**Written instruction:**
Copy out all lines in the data below containing the string "draw".

— Begin Dataset records —

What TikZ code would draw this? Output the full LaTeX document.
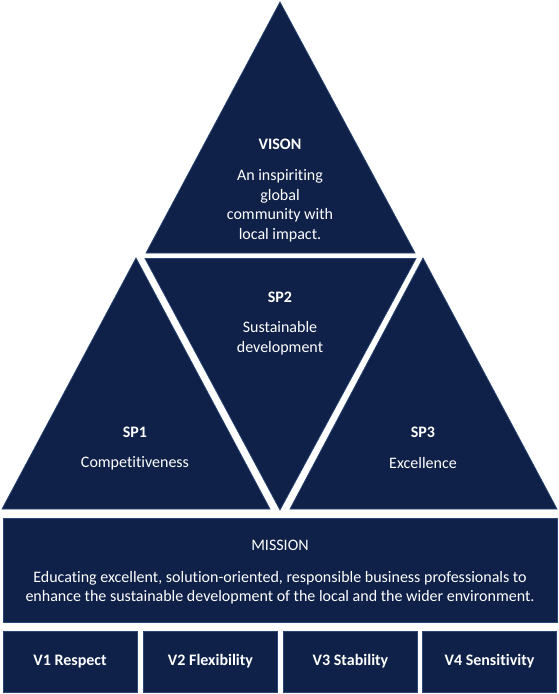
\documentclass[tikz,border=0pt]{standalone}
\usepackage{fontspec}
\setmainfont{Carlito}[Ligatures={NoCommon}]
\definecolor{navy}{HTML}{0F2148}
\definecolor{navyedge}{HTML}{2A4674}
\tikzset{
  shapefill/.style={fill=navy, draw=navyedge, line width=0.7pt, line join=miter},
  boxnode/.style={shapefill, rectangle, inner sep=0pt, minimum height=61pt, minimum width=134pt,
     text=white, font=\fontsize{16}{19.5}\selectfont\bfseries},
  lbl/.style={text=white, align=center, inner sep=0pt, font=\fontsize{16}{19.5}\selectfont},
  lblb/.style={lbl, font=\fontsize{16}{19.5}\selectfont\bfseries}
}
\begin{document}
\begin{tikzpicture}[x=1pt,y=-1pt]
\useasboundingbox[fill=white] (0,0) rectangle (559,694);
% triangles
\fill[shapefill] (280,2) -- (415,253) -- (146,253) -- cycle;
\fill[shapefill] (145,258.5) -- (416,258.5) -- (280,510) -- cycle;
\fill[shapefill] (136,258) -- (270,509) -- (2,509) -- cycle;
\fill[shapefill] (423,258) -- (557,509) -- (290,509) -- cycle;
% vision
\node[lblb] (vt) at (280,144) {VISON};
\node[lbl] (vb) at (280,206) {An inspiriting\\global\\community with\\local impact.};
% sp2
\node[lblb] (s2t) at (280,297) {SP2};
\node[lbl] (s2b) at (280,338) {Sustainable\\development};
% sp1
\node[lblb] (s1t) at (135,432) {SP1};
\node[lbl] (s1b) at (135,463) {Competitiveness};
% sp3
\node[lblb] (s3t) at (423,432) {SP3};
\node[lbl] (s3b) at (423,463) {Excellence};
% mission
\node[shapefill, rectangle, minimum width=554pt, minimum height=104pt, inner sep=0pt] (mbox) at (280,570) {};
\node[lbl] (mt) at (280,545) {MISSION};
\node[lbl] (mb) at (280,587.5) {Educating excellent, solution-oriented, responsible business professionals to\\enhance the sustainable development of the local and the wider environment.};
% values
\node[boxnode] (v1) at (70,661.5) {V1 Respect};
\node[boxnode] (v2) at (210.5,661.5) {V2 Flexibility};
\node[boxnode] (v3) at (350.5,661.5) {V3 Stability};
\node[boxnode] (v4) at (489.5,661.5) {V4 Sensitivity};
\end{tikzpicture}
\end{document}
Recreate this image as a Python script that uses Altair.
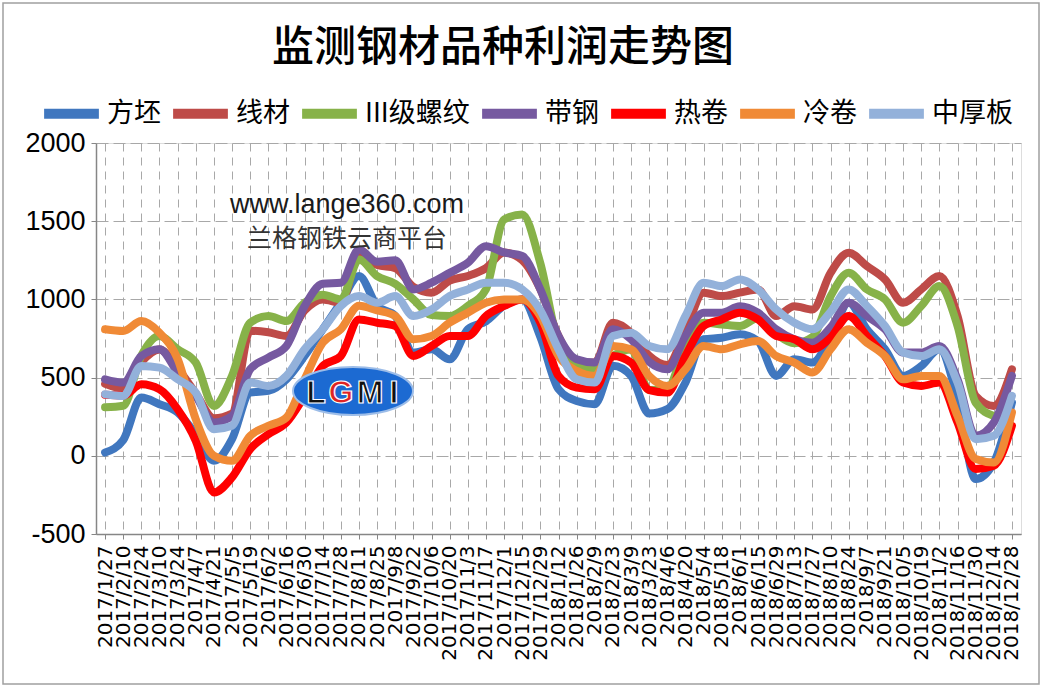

— End Dataset records —

**Final result:**
What TikZ code would draw this? Output the full LaTeX document.
  shapefill/.style={fill=navy, draw=navyedge, line width=0.7pt, line join=miter},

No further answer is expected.